Armstrong spent the 1930s and '40s working in larger formats and expanding his reach into the popular music realm. By the mid- 1940s, dance halls were falling into disfavor and small- ensemble jazz was on the upswing with "modern" jazz or be bop. During this same period in the late 1940s and early '50s, Armstrong formed his All Stars, featuring at one time or other Jack Teagarden, Earl Hines, Barney Bigard, Edmond Hall, Trummy Young, Arvell Shaw, Billy Kyle, Marty Napoleon, Big Sid Catlett and Cozy Cole.

Teachout frames Armstrong's later years well, placing him in perspective with his time. He highlights the 1960s when Armstrong scored his crossover hit, "Hello Dolly" which knocked the Beatles from the number 1 position where they had sat for the previous 14 weeks with a variety of songs ("I Want to Hold Your Hand," "She Loves You," "Can't Buy Me Love} and "Twist and Shout"). The Author describes Armstrong's last years where he toured extensively under the sponsorship of the US State Department. Armstrong's death and funeral met with a similar outpouring of love, admiration and grief as did Beethoven's 150 years previously.

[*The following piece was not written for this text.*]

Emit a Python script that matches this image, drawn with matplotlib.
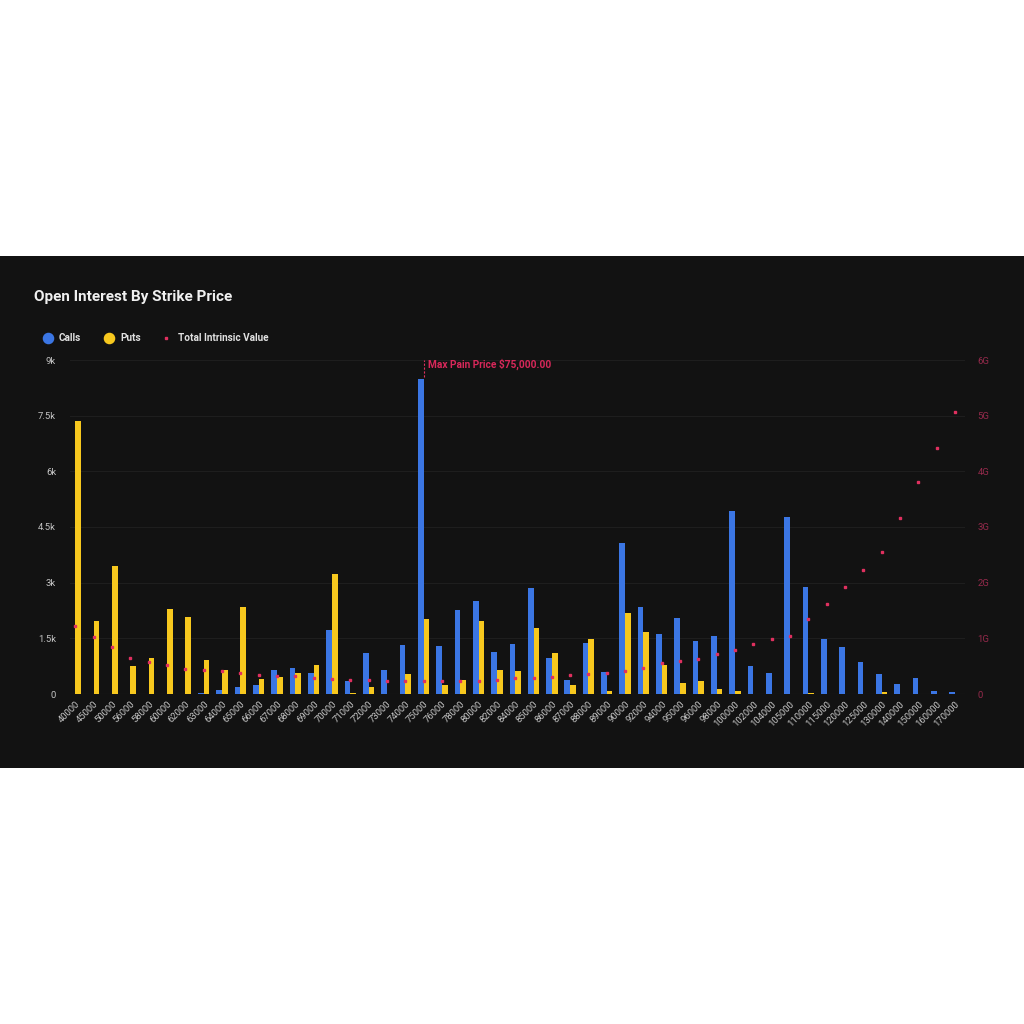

Teachout also takes the opportunity in this biography to act as Armstrong apologist addressing and refuting directly the "Uncle Tom" criticism of Armstrong which rose to a fever pitch in the late-1960s and '70s. In his most eloquent voice, Teachout answers Armstrong's detractors with:

"But that broad smile was no mere game face, donned to please the paying customers: it told the truth about the man who wore it. In return for his unswerving dedication to his art, he knew true happiness and shared it unstintingly with his fellow men, who responded in Kind...Faced with the terrible realities of the time and place into which he was born, he did not repine, but returned love for hatred and sought salvation in work. Therein lay the ultimate meaning of his epic journey from squalor to immortality: his sunlit, hopeful art, brought into being by the labor of a lifetime, spoke to all men in all conditions and helped make them whole."

Teachout captures this spirit in this biography, carefully allowing Armstrong's life to reflect back to us, unencumbered and shining.